● **Task goal**: Copy every line from the records below that holds the word "with".
** START OF Records to process **
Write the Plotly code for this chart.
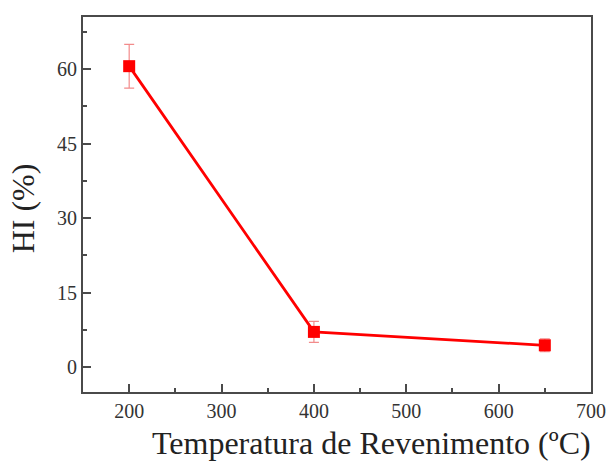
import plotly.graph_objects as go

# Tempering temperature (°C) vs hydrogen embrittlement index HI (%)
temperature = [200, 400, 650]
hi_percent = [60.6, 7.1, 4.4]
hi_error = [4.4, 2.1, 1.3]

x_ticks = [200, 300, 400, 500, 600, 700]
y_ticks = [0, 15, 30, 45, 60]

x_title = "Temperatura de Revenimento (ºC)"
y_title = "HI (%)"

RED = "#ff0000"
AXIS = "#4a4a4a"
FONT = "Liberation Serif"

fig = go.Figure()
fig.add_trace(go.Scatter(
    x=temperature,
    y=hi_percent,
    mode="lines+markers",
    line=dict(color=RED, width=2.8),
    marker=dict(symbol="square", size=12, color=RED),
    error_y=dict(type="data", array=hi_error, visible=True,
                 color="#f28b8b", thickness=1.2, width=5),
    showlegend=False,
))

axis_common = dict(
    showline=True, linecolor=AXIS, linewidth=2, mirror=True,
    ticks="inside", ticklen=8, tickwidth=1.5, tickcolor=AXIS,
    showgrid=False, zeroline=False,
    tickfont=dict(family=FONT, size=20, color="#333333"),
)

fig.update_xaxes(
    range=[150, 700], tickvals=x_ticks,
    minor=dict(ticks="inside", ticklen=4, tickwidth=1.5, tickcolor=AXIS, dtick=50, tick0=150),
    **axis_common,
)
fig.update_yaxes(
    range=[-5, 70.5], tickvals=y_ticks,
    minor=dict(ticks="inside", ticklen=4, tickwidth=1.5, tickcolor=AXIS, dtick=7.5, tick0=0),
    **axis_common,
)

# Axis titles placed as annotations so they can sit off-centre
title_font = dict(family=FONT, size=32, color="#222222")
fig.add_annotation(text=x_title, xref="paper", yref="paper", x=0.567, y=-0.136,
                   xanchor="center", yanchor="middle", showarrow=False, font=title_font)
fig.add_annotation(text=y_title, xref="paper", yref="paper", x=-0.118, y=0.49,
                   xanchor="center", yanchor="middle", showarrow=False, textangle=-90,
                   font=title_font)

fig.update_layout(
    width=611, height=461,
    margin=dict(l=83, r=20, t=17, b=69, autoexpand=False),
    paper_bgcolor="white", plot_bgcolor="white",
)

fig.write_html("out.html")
** END OF Records to process **
** START OF Records to process **
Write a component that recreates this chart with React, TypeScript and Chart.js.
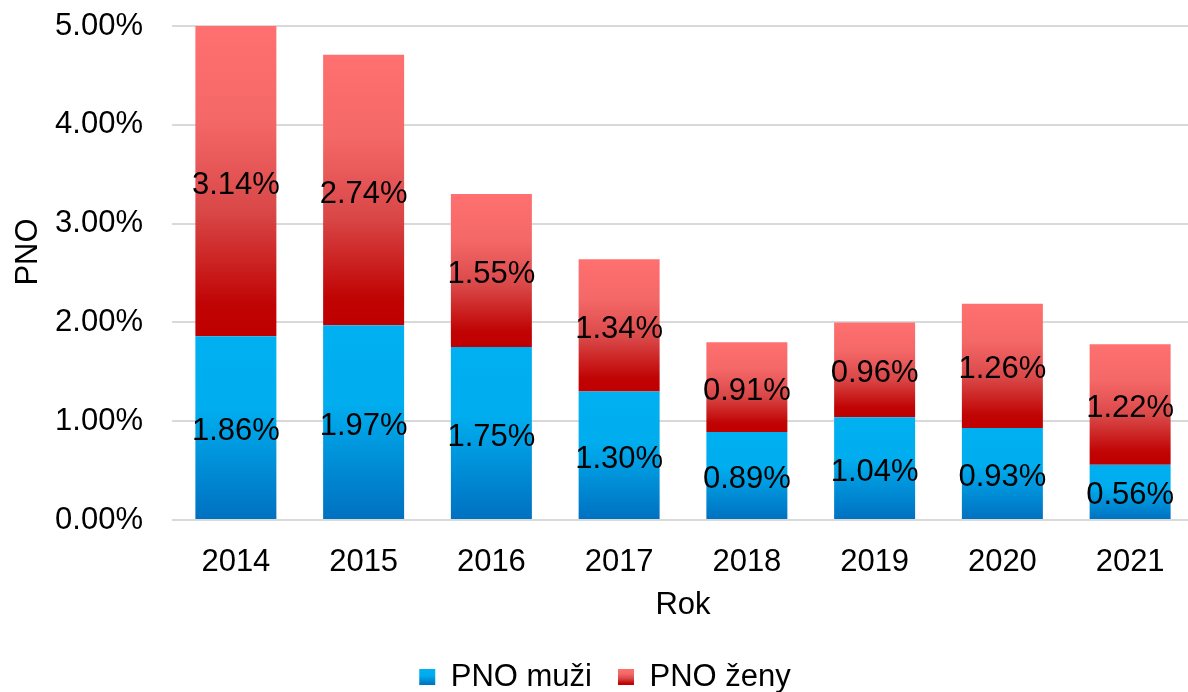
** END OF Records to process **
** START OF Records to process **
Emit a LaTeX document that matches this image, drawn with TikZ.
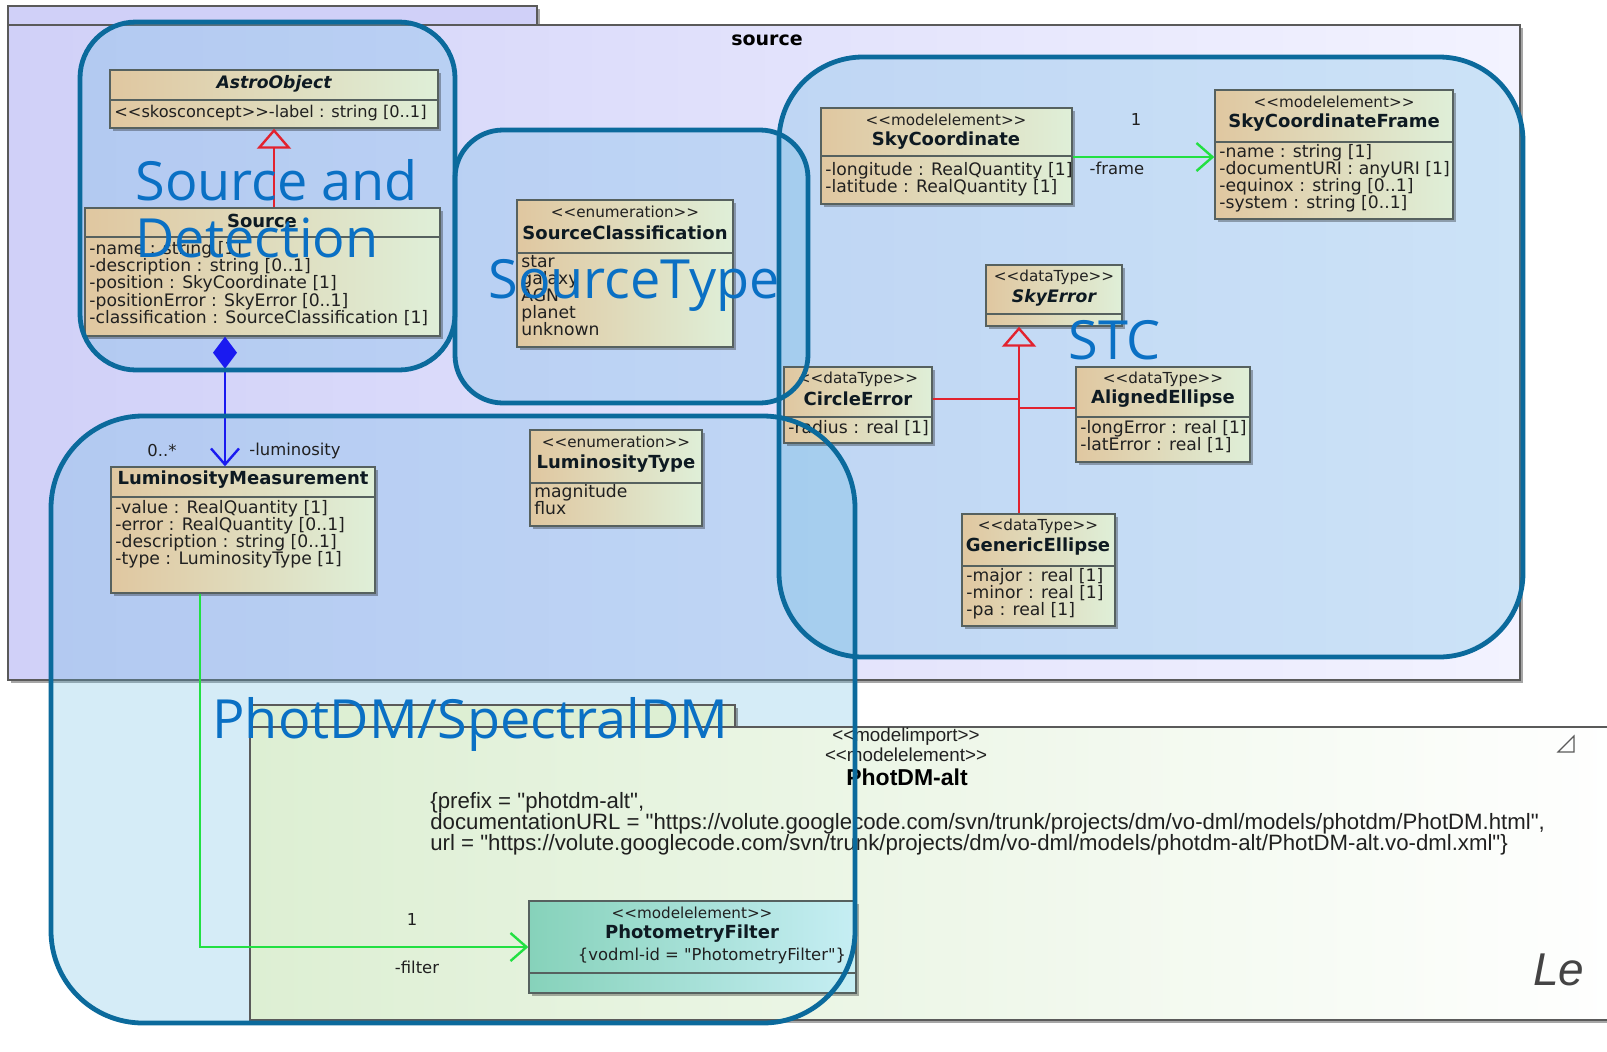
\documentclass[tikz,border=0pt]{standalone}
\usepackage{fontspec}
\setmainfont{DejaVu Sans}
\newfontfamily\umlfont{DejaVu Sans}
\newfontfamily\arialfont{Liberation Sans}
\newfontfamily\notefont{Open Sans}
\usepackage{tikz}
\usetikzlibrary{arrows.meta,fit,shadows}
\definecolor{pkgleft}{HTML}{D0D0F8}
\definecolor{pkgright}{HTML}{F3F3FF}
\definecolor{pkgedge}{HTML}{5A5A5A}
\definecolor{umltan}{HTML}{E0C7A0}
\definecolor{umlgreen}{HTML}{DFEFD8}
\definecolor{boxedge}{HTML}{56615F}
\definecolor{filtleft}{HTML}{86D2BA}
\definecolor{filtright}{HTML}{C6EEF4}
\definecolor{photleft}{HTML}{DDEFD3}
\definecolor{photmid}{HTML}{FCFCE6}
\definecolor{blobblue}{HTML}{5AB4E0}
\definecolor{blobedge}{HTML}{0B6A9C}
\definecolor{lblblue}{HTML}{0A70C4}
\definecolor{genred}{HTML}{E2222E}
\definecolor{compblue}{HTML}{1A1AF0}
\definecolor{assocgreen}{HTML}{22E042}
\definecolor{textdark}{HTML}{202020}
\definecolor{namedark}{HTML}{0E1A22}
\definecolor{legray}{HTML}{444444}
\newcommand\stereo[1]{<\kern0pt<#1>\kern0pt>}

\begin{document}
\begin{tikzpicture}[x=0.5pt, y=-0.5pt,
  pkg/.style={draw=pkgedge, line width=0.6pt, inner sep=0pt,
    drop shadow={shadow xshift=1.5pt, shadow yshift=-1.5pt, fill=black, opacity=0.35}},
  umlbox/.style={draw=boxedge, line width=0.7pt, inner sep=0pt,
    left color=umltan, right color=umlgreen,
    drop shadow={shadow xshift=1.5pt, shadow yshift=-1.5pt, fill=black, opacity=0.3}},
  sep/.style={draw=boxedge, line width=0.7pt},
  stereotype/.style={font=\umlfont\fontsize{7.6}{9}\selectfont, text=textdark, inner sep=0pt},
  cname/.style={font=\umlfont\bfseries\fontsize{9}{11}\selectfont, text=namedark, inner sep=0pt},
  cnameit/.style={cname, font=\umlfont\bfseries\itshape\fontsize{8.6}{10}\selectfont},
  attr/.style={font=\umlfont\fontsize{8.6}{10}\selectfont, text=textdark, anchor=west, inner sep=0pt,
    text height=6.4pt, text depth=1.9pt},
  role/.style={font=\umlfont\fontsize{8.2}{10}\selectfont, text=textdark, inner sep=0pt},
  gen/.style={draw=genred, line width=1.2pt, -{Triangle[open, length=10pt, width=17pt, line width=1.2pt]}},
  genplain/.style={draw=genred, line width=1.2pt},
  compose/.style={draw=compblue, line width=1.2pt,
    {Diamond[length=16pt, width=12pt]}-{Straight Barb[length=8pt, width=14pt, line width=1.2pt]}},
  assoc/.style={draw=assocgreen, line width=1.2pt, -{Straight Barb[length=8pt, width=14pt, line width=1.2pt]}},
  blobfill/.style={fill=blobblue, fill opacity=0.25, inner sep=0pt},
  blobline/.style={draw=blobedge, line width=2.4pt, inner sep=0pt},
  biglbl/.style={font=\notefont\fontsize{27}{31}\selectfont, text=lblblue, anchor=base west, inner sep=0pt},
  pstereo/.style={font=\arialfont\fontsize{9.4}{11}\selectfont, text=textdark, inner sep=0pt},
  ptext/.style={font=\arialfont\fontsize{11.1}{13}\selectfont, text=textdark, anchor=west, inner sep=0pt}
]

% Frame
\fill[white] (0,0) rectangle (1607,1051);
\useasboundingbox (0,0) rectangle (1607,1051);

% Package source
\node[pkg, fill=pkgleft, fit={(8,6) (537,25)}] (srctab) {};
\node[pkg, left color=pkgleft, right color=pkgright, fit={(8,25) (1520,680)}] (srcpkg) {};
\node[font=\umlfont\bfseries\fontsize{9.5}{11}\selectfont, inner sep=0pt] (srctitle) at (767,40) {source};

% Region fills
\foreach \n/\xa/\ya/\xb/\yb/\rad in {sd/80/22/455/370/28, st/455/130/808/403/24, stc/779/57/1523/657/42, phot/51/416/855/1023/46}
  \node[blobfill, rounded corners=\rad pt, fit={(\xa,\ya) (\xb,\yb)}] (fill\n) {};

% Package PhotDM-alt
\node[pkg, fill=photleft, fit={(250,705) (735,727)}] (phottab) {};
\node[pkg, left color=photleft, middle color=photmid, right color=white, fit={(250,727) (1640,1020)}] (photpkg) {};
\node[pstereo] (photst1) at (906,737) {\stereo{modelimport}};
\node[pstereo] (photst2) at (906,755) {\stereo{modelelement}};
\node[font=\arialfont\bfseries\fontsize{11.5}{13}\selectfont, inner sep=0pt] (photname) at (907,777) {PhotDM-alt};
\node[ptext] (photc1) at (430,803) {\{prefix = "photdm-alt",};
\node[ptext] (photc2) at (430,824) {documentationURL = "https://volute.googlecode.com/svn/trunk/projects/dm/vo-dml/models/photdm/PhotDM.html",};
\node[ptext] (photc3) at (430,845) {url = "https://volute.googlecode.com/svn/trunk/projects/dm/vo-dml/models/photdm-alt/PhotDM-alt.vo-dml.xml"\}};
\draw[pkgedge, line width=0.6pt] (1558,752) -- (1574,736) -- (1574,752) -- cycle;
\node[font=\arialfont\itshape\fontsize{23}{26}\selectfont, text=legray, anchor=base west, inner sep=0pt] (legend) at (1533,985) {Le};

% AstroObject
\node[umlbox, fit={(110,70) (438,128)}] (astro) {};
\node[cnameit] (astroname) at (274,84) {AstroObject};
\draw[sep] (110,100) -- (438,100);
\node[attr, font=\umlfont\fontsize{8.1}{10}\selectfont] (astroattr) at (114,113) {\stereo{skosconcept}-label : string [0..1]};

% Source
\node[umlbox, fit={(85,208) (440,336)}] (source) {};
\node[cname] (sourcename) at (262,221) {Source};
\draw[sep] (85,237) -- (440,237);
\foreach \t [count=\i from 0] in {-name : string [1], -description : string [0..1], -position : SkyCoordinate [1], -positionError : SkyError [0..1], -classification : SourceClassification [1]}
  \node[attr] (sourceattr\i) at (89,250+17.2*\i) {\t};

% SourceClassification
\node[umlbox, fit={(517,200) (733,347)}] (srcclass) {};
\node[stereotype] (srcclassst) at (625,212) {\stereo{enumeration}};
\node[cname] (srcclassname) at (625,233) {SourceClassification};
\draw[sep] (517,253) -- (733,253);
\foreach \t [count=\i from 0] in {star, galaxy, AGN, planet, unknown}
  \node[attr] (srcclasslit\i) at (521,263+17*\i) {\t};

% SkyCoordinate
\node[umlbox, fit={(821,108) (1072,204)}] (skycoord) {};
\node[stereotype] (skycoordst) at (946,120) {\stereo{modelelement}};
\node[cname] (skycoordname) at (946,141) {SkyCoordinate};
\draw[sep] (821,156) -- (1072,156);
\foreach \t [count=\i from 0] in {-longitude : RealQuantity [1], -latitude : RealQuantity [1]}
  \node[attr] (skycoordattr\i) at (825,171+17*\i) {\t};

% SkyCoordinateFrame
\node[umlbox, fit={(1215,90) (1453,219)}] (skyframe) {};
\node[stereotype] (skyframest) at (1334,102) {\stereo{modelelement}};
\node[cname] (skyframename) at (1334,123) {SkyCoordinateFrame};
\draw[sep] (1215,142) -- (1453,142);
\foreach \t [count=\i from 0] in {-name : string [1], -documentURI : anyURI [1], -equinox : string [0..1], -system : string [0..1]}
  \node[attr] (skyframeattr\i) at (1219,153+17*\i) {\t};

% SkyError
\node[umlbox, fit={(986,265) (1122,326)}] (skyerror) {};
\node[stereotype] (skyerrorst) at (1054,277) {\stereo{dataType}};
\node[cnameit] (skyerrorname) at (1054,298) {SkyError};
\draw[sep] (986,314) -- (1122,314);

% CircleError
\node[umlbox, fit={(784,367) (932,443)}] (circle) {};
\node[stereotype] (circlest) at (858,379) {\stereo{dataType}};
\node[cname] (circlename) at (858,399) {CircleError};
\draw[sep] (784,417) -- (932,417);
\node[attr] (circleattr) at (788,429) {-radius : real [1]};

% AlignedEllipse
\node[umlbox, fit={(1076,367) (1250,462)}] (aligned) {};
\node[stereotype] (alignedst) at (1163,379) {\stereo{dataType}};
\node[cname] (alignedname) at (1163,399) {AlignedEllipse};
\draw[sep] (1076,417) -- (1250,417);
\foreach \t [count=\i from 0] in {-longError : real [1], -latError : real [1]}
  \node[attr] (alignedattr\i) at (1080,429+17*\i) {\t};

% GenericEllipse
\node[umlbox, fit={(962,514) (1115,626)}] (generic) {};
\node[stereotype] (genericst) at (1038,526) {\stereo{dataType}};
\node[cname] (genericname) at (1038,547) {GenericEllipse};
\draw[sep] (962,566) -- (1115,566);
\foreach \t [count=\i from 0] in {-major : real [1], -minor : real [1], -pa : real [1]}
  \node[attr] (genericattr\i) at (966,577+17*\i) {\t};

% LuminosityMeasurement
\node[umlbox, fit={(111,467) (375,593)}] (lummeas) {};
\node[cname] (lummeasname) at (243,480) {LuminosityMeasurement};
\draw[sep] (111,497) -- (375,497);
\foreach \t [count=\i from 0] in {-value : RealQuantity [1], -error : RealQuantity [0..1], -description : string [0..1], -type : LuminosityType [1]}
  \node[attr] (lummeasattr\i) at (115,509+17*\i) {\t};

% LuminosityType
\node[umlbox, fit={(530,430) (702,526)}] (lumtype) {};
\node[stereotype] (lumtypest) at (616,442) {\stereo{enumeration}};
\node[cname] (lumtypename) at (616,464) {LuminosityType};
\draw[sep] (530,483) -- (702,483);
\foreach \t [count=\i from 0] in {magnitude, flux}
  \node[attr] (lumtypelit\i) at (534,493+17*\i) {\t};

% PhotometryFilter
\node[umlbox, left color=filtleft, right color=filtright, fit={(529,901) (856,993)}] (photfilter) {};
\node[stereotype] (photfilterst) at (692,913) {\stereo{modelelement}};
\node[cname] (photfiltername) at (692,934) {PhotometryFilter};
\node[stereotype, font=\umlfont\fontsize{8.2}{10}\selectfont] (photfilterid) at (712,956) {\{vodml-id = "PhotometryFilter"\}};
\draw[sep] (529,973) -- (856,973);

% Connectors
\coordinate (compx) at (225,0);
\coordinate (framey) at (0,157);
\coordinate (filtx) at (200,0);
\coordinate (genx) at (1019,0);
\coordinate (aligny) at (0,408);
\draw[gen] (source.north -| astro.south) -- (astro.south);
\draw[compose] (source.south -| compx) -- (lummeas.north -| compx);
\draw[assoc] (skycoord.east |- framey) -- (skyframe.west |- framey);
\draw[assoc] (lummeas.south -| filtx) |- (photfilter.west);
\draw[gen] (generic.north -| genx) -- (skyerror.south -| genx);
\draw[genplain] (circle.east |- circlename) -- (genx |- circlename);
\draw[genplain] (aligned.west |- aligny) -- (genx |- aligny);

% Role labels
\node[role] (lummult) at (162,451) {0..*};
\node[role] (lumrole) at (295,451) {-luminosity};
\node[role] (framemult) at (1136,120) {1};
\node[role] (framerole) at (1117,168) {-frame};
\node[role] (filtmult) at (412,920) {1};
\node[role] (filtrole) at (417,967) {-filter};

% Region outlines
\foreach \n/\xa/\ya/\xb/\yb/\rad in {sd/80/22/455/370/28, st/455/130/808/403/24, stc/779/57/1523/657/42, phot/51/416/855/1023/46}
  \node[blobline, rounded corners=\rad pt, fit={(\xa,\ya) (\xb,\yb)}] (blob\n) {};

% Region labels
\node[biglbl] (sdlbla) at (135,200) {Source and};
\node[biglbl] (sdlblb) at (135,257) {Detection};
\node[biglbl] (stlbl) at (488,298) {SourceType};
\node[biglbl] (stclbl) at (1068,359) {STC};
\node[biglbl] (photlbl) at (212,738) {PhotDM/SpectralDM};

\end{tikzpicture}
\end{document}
** END OF Records to process **
● **Exercise response**:
Write a component that recreates this chart with React, TypeScript and Chart.js.
Emit a LaTeX document that matches this image, drawn with TikZ.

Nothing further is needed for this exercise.